The reward function can be set like this: +1 points for producing a mug full of coffee with two spoons of sugar, 0 for anything else. Or, to make training easier, maybe: +1 for a mug, +2 for a mug filled with coffee, and +3 for a mug filled with coffee and two spoons of sugar. (You could also add -1 for leaving cupboards open, -2 for spilling liquids or powders, and -5 for dropping any objects). The agent randomly explores combinations of actions, trying to find combinations that increase its score. A time limit can be imposed for each round of exploration to avoid needlessly long sequences of actions.
When the agent is randomly exploring across combinations of actions like pick up object or pour liquid, imagine how much faster training can happen than if the actions are moving its arms, fingers (or pincers), and legs (or wheels). The possible combinations of actions is much smaller.
This is related to the problem of credit assignment in reinforcement learning. In non-hierarchical reinforcement learning, the agent can’t distinguish between failing on the overall action and failing on any of the smaller actions.

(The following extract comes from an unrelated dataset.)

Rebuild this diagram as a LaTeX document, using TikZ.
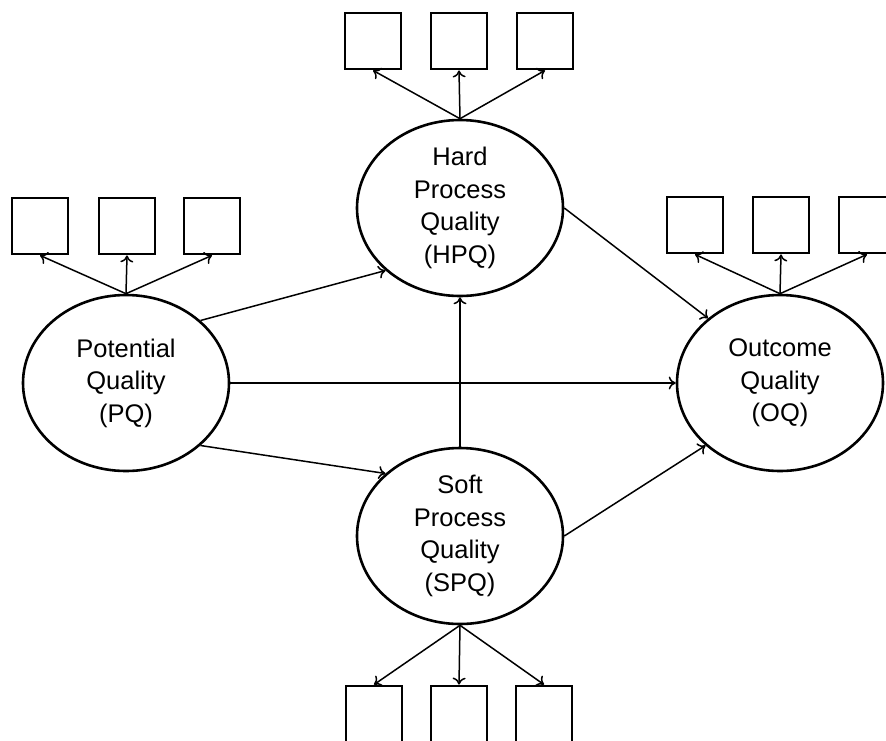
\documentclass[tikz,border=0pt]{standalone}
\usepackage{fontspec}
\setmainfont{Liberation Sans}
\usetikzlibrary{arrows.meta, shapes.geometric}

\begin{document}
\begin{tikzpicture}[x=1pt, y=-1pt,
        latent/.style={draw, ellipse, line width=2.6pt, fill=white, minimum width=206pt, minimum height=176pt, inner sep=0pt, align=center, font=\fontsize{25.5}{32.5}\selectfont},
        indicator/.style={draw, line width=2.8pt, minimum size=56pt, inner sep=0pt},
        link/.style={-{To[length=7pt, width=13pt]}, line width=1.5pt}]
        \useasboundingbox (0, 0) rectangle (886, 740);

        % constructs
        \node[latent] (PQ) at (126, 383) {Potential\\Quality\\(PQ)};
        \node[latent] (HPQ) at (460, 208) {Hard\\Process\\Quality\\(HPQ)};
        \node[latent] (SPQ) at (460, 536) {Soft\\Process\\Quality\\(SPQ)};
        \node[latent] (OQ) at (780, 383) {Outcome\\Quality\\(OQ)};

        % indicators
        \node[indicator] (h1) at (373, 41) {};
        \node[indicator] (h2) at (459, 41) {};
        \node[indicator] (h3) at (545, 41) {};
        \node[indicator] (p1) at (40, 226) {};
        \node[indicator] (p2) at (127, 226) {};
        \node[indicator] (p3) at (212, 226) {};
        \node[indicator] (o1) at (695, 225) {};
        \node[indicator] (o2) at (781, 225) {};
        \node[indicator] (o3) at (867, 225) {};
        \node[indicator] (s1) at (374, 714) {};
        \node[indicator] (s2) at (459, 714) {};
        \node[indicator] (s3) at (544, 714) {};

        \draw[link] (HPQ.north) -- (h1.south);
        \draw[link] (HPQ.north) -- (h2.south);
        \draw[link] (HPQ.north) -- (h3.south);
        \draw[link] (PQ.north) -- (p1.south);
        \draw[link] (PQ.north) -- (p2.south);
        \draw[link] (PQ.north) -- (p3.south);
        \draw[link] (OQ.north) -- (o1.south);
        \draw[link] (OQ.north) -- (o2.south);
        \draw[link] (OQ.north) -- (o3.south);
        \draw[link] (SPQ.south) -- (s1.north);
        \draw[link] (SPQ.south) -- (s2.north);
        \draw[link] (SPQ.south) -- (s3.north);

        % structural paths
        \draw[link] (PQ.40) -- (HPQ.220);
        \draw[link] (PQ.-40) -- (SPQ.140);
        \draw[link] (PQ.east) -- (OQ.west);
        \draw[link] (SPQ.north) -- (HPQ.south);
        \draw[link] (HPQ.east) -- (OQ.138);
        \draw[link] (SPQ.east) -- (OQ.220);
    \end{tikzpicture}
\end{document}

If it doesn’t produce a mug filled with coffee and sugar, it doesn’t know which of its perhaps hundreds or thousands of movements are to blame. If it succeeds, it doesn’t know which movements deserve the credit.
I thought it was striking how what Numenta has theorized about physical objects and abstract concepts also extends to actions, and that AI researchers are trying to get reinforcement learning systems to think about actions the same way humans do.